When talking about the digitalization in school, the voices of the skeptics are the loudest. Quite often, I bump into an article, a post or a personal conversation in which the voices of the doubters are very loud and the level of disbelief that technology is able to elevate education is high. To elevate the quality of education to be exact. They say, technology did not help at all in previous decades. Why is that and under which circumstances could technological evolutions succeed? A short comment ...
The societal context
Those who say that technological inventions did not contribute to improving education, do not understand that all inventions have to be considered within their societal context. A lot of these invention did not become a natural part of our lives or were capable enough to do so. Only in the last five to ten years we use computers capable enough to become a natural part of our daily lives. The same thing applies to smartphones. We use them so intuitively that we cannot imagine a day without them.
And that seems to be the key criteria. Do we use the technology on a daily basis for it to become an integral part of our life. That did not apply for recorders, interactive whiteboards or video cassettes in previous years. Nowadays, smartphones, tablets and notebooks are being used very differently. These technological inventions have the potential to change the educational interaction because they became an integral part of society. And in this society, we need children to use this technology effectively to take part - at all levels.
Those teachers, who think that they could be replaced by technology are the ones who should.

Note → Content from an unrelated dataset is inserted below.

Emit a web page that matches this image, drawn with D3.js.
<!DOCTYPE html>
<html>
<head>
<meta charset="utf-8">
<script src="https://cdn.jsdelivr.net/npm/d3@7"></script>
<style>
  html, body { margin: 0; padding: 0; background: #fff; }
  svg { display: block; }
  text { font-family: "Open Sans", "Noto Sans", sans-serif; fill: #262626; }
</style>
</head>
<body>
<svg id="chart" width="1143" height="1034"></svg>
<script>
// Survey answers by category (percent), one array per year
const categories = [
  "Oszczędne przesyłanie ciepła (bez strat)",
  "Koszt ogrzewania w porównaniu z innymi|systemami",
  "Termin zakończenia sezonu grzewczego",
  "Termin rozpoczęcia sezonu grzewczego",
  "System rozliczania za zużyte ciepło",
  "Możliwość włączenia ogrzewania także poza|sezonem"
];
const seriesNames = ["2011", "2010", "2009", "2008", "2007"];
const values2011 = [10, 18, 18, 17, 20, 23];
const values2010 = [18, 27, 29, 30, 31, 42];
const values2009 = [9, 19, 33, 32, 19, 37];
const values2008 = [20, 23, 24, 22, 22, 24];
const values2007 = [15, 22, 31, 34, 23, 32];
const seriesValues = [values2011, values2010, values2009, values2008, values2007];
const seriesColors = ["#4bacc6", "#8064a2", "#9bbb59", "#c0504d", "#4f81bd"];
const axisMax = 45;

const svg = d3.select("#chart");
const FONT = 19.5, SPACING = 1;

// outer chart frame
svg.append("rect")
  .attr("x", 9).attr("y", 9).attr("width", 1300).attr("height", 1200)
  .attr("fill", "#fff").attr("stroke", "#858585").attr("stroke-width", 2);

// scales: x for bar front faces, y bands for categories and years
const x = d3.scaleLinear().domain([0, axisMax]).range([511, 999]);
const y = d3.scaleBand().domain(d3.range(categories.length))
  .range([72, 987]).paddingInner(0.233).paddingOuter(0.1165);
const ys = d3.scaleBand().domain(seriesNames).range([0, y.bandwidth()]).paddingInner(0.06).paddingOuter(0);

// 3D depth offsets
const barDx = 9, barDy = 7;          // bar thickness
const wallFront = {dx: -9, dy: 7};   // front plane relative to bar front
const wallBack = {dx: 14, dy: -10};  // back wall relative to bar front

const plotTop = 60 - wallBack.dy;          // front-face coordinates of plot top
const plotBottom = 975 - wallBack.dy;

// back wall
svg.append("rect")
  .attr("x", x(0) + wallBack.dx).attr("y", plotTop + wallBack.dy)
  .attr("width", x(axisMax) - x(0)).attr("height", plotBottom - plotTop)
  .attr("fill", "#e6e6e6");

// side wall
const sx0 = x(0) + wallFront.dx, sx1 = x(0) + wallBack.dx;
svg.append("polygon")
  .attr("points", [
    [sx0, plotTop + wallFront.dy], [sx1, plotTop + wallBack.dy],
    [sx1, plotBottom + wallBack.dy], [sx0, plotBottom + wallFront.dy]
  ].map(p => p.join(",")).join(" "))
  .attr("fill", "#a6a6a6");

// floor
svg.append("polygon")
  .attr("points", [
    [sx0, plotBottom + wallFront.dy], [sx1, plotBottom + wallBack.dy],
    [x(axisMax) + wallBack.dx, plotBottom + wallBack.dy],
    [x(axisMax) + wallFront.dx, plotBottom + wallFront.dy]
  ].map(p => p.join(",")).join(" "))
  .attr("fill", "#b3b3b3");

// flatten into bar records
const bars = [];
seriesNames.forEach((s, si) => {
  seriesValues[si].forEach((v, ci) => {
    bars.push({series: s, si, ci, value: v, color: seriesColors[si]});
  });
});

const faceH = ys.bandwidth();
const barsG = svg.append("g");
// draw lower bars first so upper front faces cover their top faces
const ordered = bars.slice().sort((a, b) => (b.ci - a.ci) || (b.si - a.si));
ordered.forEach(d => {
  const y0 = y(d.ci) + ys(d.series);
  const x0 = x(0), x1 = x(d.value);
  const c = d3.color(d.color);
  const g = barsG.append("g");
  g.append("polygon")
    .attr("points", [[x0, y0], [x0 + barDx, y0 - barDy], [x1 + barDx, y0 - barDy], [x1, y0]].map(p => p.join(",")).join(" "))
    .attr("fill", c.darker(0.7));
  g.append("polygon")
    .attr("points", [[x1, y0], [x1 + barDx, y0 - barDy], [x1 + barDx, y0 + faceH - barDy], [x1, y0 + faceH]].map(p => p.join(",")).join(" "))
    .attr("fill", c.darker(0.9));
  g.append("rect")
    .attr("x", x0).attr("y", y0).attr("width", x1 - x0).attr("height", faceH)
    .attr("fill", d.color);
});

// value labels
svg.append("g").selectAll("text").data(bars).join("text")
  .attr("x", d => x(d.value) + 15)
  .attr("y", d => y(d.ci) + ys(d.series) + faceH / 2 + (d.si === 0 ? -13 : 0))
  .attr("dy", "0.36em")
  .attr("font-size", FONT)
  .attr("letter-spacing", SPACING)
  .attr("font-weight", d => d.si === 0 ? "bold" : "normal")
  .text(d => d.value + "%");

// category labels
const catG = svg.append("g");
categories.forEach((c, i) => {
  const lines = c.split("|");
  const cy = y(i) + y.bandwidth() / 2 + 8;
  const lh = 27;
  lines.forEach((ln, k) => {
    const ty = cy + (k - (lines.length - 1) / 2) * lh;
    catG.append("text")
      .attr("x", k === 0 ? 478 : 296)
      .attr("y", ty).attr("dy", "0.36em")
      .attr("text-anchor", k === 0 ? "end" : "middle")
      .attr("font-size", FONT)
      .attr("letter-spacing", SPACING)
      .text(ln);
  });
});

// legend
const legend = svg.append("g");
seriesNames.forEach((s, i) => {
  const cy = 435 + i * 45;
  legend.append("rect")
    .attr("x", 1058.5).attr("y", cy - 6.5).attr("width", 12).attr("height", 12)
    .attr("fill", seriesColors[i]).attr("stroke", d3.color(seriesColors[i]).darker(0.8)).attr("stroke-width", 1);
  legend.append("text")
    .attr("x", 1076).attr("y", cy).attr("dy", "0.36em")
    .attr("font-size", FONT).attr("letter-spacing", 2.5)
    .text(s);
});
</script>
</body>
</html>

Some critics say that the critical thinking skill is being jeopardized by relying on the gadgets and the earlier we teach young children to use them, the sooner they will unlearn this skill. That is absurd. To those I say that they do not understand technology nor pedagogy. It is not the pedagogical goal to not teach critical thinking anymore. Quite the opposite in fact. Technology should help! If it is being used as an additional source of content and communication, we should be fine. But technology is not going to change education by itself. Skilled teachers and a thought-out pedagogical implementation are more important than ever. And no technology could replace the importance of a teacher. Critical thinking is the nature of a thought process. And this process should and can be taught regardless of the technology.